• [REQUIREMENTS]:
Please output the data below exactly as given, starting at its first line and stopping after the line that contains "[29, 29, 28], [31, 29, 29], [28, 29, 29]]".

• [DATA BLOCK]:

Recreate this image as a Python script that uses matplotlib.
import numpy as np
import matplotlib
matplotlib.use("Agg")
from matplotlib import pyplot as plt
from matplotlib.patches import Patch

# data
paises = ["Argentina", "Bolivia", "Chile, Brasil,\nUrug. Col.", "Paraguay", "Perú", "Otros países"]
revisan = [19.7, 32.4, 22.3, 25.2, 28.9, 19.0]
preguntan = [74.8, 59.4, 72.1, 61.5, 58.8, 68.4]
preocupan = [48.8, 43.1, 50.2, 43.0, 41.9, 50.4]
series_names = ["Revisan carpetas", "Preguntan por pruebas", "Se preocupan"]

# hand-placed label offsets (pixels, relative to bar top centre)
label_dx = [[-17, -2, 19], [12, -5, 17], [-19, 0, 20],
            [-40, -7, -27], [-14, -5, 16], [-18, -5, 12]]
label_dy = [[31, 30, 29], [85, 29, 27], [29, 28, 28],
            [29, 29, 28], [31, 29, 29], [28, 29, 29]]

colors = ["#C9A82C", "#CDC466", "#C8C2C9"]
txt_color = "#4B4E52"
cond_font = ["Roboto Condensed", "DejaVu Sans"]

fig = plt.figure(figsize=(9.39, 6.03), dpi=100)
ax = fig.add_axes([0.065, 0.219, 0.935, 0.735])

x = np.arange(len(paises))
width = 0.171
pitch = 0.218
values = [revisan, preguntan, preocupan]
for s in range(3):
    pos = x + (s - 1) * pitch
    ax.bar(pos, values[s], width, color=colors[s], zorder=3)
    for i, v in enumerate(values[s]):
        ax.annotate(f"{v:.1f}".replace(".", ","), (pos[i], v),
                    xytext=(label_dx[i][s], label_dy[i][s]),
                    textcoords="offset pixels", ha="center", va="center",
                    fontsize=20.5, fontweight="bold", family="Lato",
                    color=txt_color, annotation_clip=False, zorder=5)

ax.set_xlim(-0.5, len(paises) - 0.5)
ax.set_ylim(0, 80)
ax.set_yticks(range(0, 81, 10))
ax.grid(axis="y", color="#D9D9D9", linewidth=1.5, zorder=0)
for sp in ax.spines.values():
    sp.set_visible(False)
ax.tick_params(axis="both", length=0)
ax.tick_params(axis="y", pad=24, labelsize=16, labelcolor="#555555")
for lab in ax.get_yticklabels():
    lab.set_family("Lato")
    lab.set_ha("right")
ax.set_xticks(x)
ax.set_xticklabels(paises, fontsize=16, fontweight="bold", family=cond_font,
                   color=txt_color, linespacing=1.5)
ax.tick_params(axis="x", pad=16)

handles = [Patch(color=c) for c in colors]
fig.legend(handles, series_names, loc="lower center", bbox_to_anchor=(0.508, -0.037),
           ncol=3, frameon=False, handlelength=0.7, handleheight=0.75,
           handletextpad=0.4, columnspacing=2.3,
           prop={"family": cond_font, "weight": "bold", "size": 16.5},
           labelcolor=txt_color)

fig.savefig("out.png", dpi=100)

• [ANSWER]:
Recreate this image as a Python script that uses matplotlib.
import numpy as np
import matplotlib
matplotlib.use("Agg")
from matplotlib import pyplot as plt
from matplotlib.patches import Patch

# data
paises = ["Argentina", "Bolivia", "Chile, Brasil,\nUrug. Col.", "Paraguay", "Perú", "Otros países"]
revisan = [19.7, 32.4, 22.3, 25.2, 28.9, 19.0]
preguntan = [74.8, 59.4, 72.1, 61.5, 58.8, 68.4]
preocupan = [48.8, 43.1, 50.2, 43.0, 41.9, 50.4]
series_names = ["Revisan carpetas", "Preguntan por pruebas", "Se preocupan"]

# hand-placed label offsets (pixels, relative to bar top centre)
label_dx = [[-17, -2, 19], [12, -5, 17], [-19, 0, 20],
            [-40, -7, -27], [-14, -5, 16], [-18, -5, 12]]
label_dy = [[31, 30, 29], [85, 29, 27], [29, 28, 28],
            [29, 29, 28], [31, 29, 29], [28, 29, 29]]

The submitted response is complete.